Burning through our budget – how long until 1.5°C?
by Chris Smith
Café Scientifique (New Headingley Club, 56 St Michael’s Road, Leeds LS6 3BG) will host a talk by a Leeds University researcher this evening.
In December 2015, the world woke up to the news that a ground-breaking international deal on climate change been agreed. This was impressive enough, but what caught experts by surprise was the ambition demanded: to keep global temperature rise to “well below 2°C above pre-industrial levels and [to persue] efforts to limit the temperature increase to 1.5°C”.
In April 2016 the UN commissioned the Intergovernmental Panel on Climate Change (IPCC) to produce a report in 2018 outlining the feasibility and challenges of meeting this goal.

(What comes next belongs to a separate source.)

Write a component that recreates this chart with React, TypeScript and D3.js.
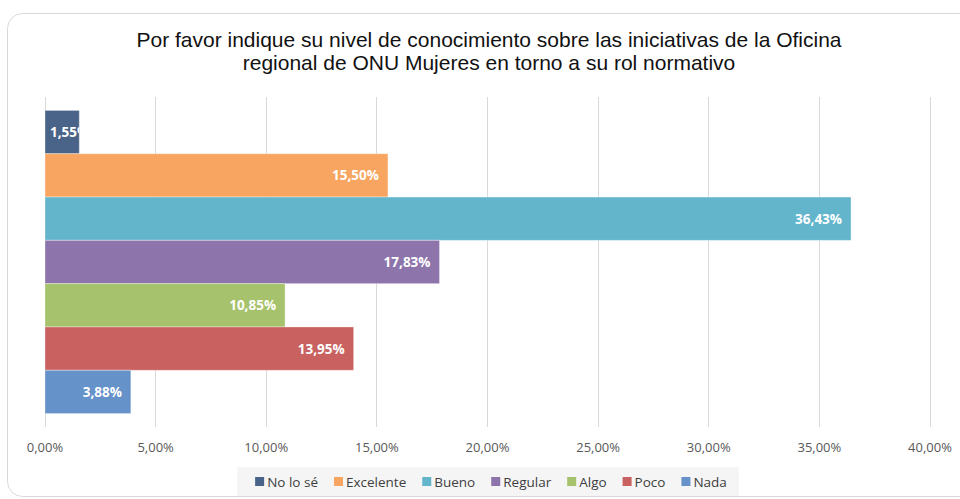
import React, { useRef, useEffect } from "react";
import * as d3 from "d3";

const titleLines = [
  "Por favor indique su nivel de conocimiento sobre las iniciativas de la Oficina",
  "regional de ONU Mujeres en torno a su rol normativo",
];
const seriesNames = ["No lo sé", "Excelente", "Bueno", "Regular", "Algo", "Poco", "Nada"];
const seriesValues = [1.55, 15.5, 36.43, 17.83, 10.85, 13.95, 3.88];
const seriesColors = ["#4a6388", "#f7a561", "#63b5cc", "#8d74ab", "#a6c26c", "#c8615f", "#6592c8"];
const tickValues = [0, 5, 10, 15, 20, 25, 30, 35, 40];

const W = 960;
const H = 499;
const fmt = (v: number) => v.toFixed(2).replace(".", ",") + "%";

function App() {
  const svgRef = useRef<SVGSVGElement>(null);

  useEffect(() => {
    const svg = d3.select(svgRef.current);
    svg.selectAll("*").remove();

    // card frame
    svg.append("rect")
      .attr("x", 7.5).attr("y", 13.5)
      .attr("width", 1000).attr("height", 483)
      .attr("rx", 15)
      .attr("fill", "#fff")
      .attr("stroke", "#d9d9d9");

    // title
    const title = svg.append("text")
      .attr("text-anchor", "middle")
      .attr("font-family", "Liberation Sans, Arial, sans-serif")
      .attr("font-size", 21)
      .attr("fill", "#111");
    titleLines.forEach((line, i) => {
      title.append("tspan").attr("x", 489).attr("y", 47 + i * 23).text(line);
    });

    // scales
    const x = d3.scaleLinear().domain([0, 40]).range([45, 930]);
    const y = d3.scaleBand<string>()
      .domain(seriesNames)
      .range([97, 427])
      .paddingInner(0)
      .paddingOuter(0.31);

    // gridlines
    svg.append("g")
      .selectAll("line")
      .data(tickValues)
      .join("line")
      .attr("x1", d => x(d)).attr("x2", d => x(d))
      .attr("y1", 97).attr("y2", 427)
      .attr("stroke", "#d9d9d9")
      .attr("stroke-width", 1)
      .attr("shape-rendering", "crispEdges");

    // tick labels
    svg.append("g")
      .selectAll("text")
      .data(tickValues)
      .join("text")
      .attr("x", d => x(d))
      .attr("y", 452)
      .attr("text-anchor", "middle")
      .attr("font-family", "Open Sans, sans-serif")
      .attr("font-size", 13)
      .attr("fill", "#595959")
      .text(d => fmt(d));

    // bars
    const defs = svg.append("defs");
    const bars = svg.append("g");
    seriesNames.forEach((name, i) => {
      const v = seriesValues[i];
      const y0 = y(name)!;
      const bw = y.bandwidth();
      const x0 = x(0);
      const x1 = x(v);
      bars.append("rect")
        .attr("x", x0).attr("y", y0)
        .attr("width", x1 - x0).attr("height", bw)
        .attr("fill", seriesColors[i])
        .attr("stroke", "#ffffff")
        .attr("stroke-opacity", 0.35)
        .attr("stroke-width", 1);

      const clipId = "clip-" + i;
      defs.append("clipPath").attr("id", clipId)
        .append("rect")
        .attr("x", x0).attr("y", y0)
        .attr("width", x1 - x0).attr("height", bw);

      const label = bars.append("text")
        .attr("y", y0 + bw / 2 + 5)
        .attr("font-family", "Open Sans, sans-serif")
        .attr("font-weight", "bold")
        .attr("font-size", 13.5)
        .attr("fill", "#ffffff")
        .attr("clip-path", `url(#${clipId})`)
        .text(fmt(v));
      const tw = (label.node() as SVGTextElement).getComputedTextLength();
      if (x1 - x0 < tw + 12) {
        label.attr("x", x0 + 5).attr("text-anchor", "start");
      } else {
        label.attr("x", x1 - 9).attr("text-anchor", "end");
      }
    });

    // legend
    const legend = svg.append("g");
    const legendBg = legend.append("rect")
      .attr("fill", "#f5f5f5");
    const items = legend.append("g");
    let cx = 0;
    seriesNames.forEach((name, i) => {
      const g = items.append("g").attr("transform", `translate(${cx},0)`);
      g.append("rect")
        .attr("x", 0).attr("y", -5)
        .attr("width", 9).attr("height", 9)
        .attr("fill", seriesColors[i]);
      const t = g.append("text")
        .attr("x", 12).attr("y", 5)
        .attr("font-family", "Open Sans, sans-serif")
        .attr("font-size", 13.5)
        .attr("fill", "#404040")
        .text(name);
      const tw = (t.node() as SVGTextElement).getComputedTextLength();
      cx += 12 + tw + 16;
    });
    const total = cx - 16;
    const lx = 491 - total / 2;
    items.attr("transform", `translate(${lx},482)`);
    legendBg
      .attr("x", lx - 18).attr("y", 467)
      .attr("width", total + 30).attr("height", 29);
  }, []);

  return (
    <svg
      ref={svgRef}
      width={W}
      height={H}
      style={{ position: "fixed", left: 0, top: 0, background: "#fff" }}
    />
  );
}

export default App;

Scientists from around the world responded to the call to action and the result is a phenomenal effort produced in record time. One of the most debated and controversial findings is the size of the “carbon budget”, or the total amount of CO2 that can be emitted to stay below 1.5°C. The message is stark: emissions would have to halve by 2030 and reach near zero by 2050.
Alongside more over-arching messages from the Special Report, he will tell the story of the science behind the statements, the level of uncertainty that surrounds them, and the rigorous review and approvals process before appearing in IPCC reports.
Chris Smith is a climate researcher at the University of Leeds and studies the effects of future emissions pathways on temperature change. Chris is a contributing author and chapter scientist on the recent IPCC Special Report on 1.5°C. He co-developed the FAIR simple climate model which was used to produce several of the headline results from the report, and is in the process of developing an online interactive version to demonstrate the model to a wider audience. Chris was also one of the team behind the Climate Platform initiative, distilling climate change science into a series of short words projected onto a huge display on the side of an office building near Leeds train station, following the release of the Special Report.